# WHAT YOU WILL DO
Copy each line of the data below exactly, leaving out pictures.

# DATA SEGMENT
- - -

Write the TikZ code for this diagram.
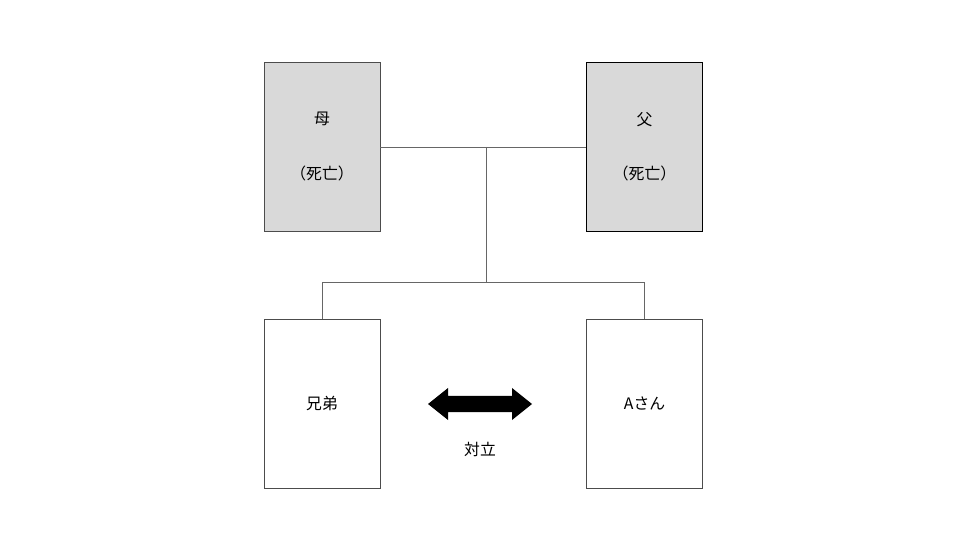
\documentclass[tikz,border=0pt]{standalone}
\usepackage{fontspec}
\setmainfont{Noto Sans CJK JP}
\begin{document}
\begin{tikzpicture}[x=0.02cm,y=-0.02cm,
  person/.style={draw=black!70,minimum width=2.32cm,minimum height=3.38cm,font=\small,align=center},
  dead/.style={person,fill=black!15},
  link/.style={draw=black!60,line width=0.5pt}]
  \useasboundingbox (0,0) rectangle (960,540);

  \node[dead] (mother) at (322,146.5) {母\\[2.2em]（死亡）};
  \node[dead,draw=black] (father) at (644.5,146.5) {父\\[2.2em]（死亡）};
  \node[person] (sibling) at (322,403.5) {兄弟};
  \node[person] (client) at (644.5,403.5) {Aさん};

  \coordinate (join) at (486,147);
  \coordinate (split) at (486,282);

  \draw[link] (mother.east |- join) -- (father.west |- join);
  \draw[link] (join) -- (split);
  \draw[link] (sibling.north) -- (sibling.north |- split) -- (client.north |- split) -- (client.north);

  % opposition
  \fill (428,404) -- (448,388) -- (448,396) -- (512,396) -- (512,388) -- (532,404)
    -- (512,420) -- (512,412) -- (448,412) -- (448,420) -- cycle;
  \node[font=\small] (conflict) at (480,449) {対立};
\end{tikzpicture}
\end{document}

- - -

# RESULT OF THIS EXERCISE
Write the TikZ code for this diagram.
\documentclass[tikz,border=0pt]{standalone}
\usepackage{fontspec}
\setmainfont{Noto Sans CJK JP}
\begin{document}
\begin{tikzpicture}[x=0.02cm,y=-0.02cm,
  person/.style={draw=black!70,minimum width=2.32cm,minimum height=3.38cm,font=\small,align=center},
  dead/.style={person,fill=black!15},
  link/.style={draw=black!60,line width=0.5pt}]
  \useasboundingbox (0,0) rectangle (960,540);

  \node[dead] (mother) at (322,146.5) {母\\[2.2em]（死亡）};
  \node[dead,draw=black] (father) at (644.5,146.5) {父\\[2.2em]（死亡）};
  \node[person] (sibling) at (322,403.5) {兄弟};
  \node[person] (client) at (644.5,403.5) {Aさん};

  \coordinate (join) at (486,147);
  \coordinate (split) at (486,282);

  \draw[link] (mother.east |- join) -- (father.west |- join);
  \draw[link] (join) -- (split);
  \draw[link] (sibling.north) -- (sibling.north |- split) -- (client.north |- split) -- (client.north);

  % opposition
  \fill (428,404) -- (448,388) -- (448,396) -- (512,396) -- (512,388) -- (532,404)
    -- (512,420) -- (512,412) -- (448,412) -- (448,420) -- cycle;
  \node[font=\small] (conflict) at (480,449) {対立};
\end{tikzpicture}
\end{document}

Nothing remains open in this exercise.